Read rest at Science 2.0
This is not what NASA says:
With the fire season in the Amazon approaching its midpoint, scientists using NASA satellites to track fire activity have confirmed an increase in the number and intensity of fires in the Brazilian Amazon in 2019, making it the most active fire year in that region since 2010.
https://www.earthobservatory.nasa.gov/images/145498/uptick-in-amazon-fire-activity-in-2019
All you have written is bullshit
This blog post is actual fake news.

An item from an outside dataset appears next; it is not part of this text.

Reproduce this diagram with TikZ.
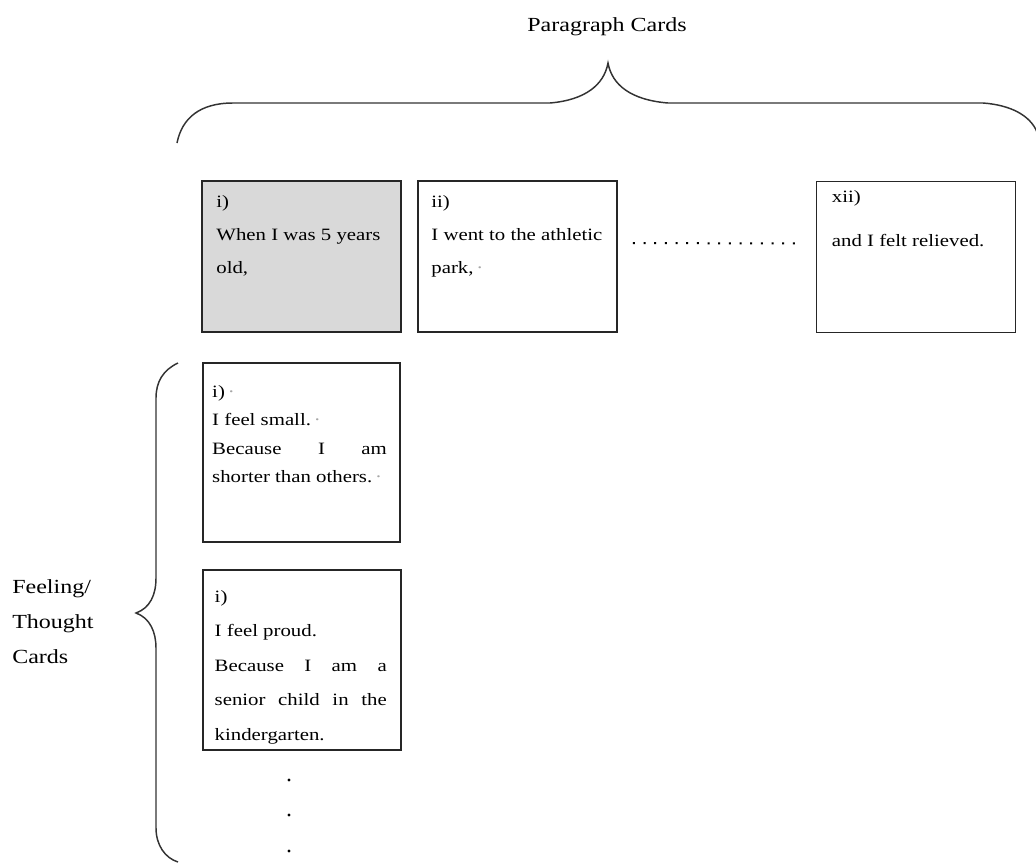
\documentclass[tikz,border=0pt]{standalone}
\usepackage{fontspec}
\setmainfont{Liberation Serif}[FakeStretch=1.2]
\usetikzlibrary{positioning}
\newcommand{\wmark}{{\color{black!35}\,·}}
\tikzset{
    card/.style={draw=black!85, line width=1.3pt, minimum width=149.25pt, minimum height=113.25pt, inner sep=0pt},
    tallcard/.style={card, minimum width=148pt, minimum height=134.5pt},
    cardtext/.style={anchor=north west, inner sep=0pt, align=left, font=\fontsize{13pt}{#1}\selectfont},
    brace/.style={draw=black!80, line width=1.1pt},
    dotrow/.style={line width=1.5pt, dash pattern=on 1.5pt off 6.5pt}
}
\begin{document}
\begin{tikzpicture}[x=0.75pt, y=-0.75pt]
                \useasboundingbox (0,0) rectangle (1036,864);
                \node[font=\fontsize{15pt}{18pt}\selectfont, anchor=base] (title) at (607,31) {Paragraph Cards};
                \node[card, fill=black!15] (para1) at (301.5,256.5) {};
                \node[card] (para2) at (517.5,256.5) {};
                \node[card] (para3) at (916,257) {};
                \node[tallcard] (feel1) at (301.5,452.5) {};
                \node[tallcard] (feel2) at (302,660) {};

                \node[cardtext=24.75pt] (t1) at ([shift={(15,15.3)}]para1.north west) {i)\\When I was 5 years\\old,};
                \node[cardtext=24.75pt] (t2) at ([shift={(14,15.3)}]para2.north west) {ii)\\I went to the athletic\\park,\wmark};
                \node[cardtext=33pt] (t3) at ([shift={(16,9.3)}]para3.north west) {xii)\\and I felt relieved.};
                \node[cardtext=21.25pt] (t4) at ([shift={(10,23.3)}]feel1.north west) {i)\wmark\\I feel small.\wmark\\\hbox to 131pt{Because\hfil I\hfil am}\\shorter than others.\wmark};
                \node[cardtext=25.9pt] (t5) at ([shift={(12,20.3)}]feel2.north west) {i)\\I feel proud.\\\hbox to 129pt{Because\hfil I\hfil am\hfil a}\\\hbox to 129pt{senior\hfil child\hfil in\hfil the}\\kindergarten.};
                \node[anchor=north west, inner sep=0pt, align=left, font=\fontsize{15pt}{26.25pt}\selectfont] (side) at (12,579) {Feeling/\\Thought\\Cards};

                \draw[dotrow, shorten <=11.25pt, shorten >=10.5pt] ([yshift=10.1pt]para2.east) -- ([yshift=10.1pt]para3.west);
                \foreach \y in {780,815,851} \fill (289,\y) circle (1.3pt);

                \draw[brace] (177,143) .. controls (182,118) and (200,103) .. (233,103) -- (550,103) .. controls (585,100) and (604,85) .. (608,63) .. controls (612,85) and (631,100) .. (668,103) -- (983,103) .. controls (1010,105) and (1030,115) .. (1037,132);
                \draw[brace] (178,363) .. controls (163,370) and (156,382) .. (156,398) -- (156,578) .. controls (156,595) and (150,608) .. (136,613) .. controls (150,618) and (156,632) .. (156,648) -- (156,828) .. controls (156,845) and (165,858) .. (178,862);
\end{tikzpicture}
\end{document}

The NASA website reports more fires across the Amazon basin and more fires in every state in Brazil than in previous years. https://earthobservatory.nasa.gov/images/145498/uptick-in-amazon-fire-activity-in-2019
A previous NASA post wrongly claimed fires were “close to the average” for previous years, but when it eventually provided its source, a look at the graphs from that source show more and hotter (i.e likely larger) fires across the entire region.
http://www.globalfiredata.org/forecast.html
Since 2000, there have been more trees planted than there are in the amazon rainforest.
The amzon rainforest is home to just 1.3% of the world’s trees.
Planting of crops in areas cleared will produce just as much oxygen as the trees did.
Not a problem. (unless you think wildlife is more important than oxygen).
At least 70% of the deforestation in brazil is for cattle ranching, not planting crops. Mature forest is CO2 neutral. Cutting down forest and leaving it to rot, or burning it produce lots of CO2. When it includes many trees hundreds or thousands of years old, as in Amazon rain forst. much more so. Cattle herds produces lots of methane – which is several times worse than CO2 for global warming. So it’s a big problem and needs stopped now. And that’s before we even get onto the loss to science of plant and animal and smaller species which can help develop new medicines and antibiotics.
https://en.wikipedia.org/wiki/Deforestation_in_Brazil#Causes
We still want to keep the Rain Forests we don’t want to see them wiped out after all its where many magritory Birds in America go in the winter but the claim of losing rain forest the size of ten city blocks is a false claim
“But they are not always started with the intention to burn down the tropical forest. It’s often just a mistake.” Oh – that’s all good then, just a minor mistake? And stuff the indigenous population, hey?
What a banal and toxic comment. Total misrepresentation. You working for the BBC?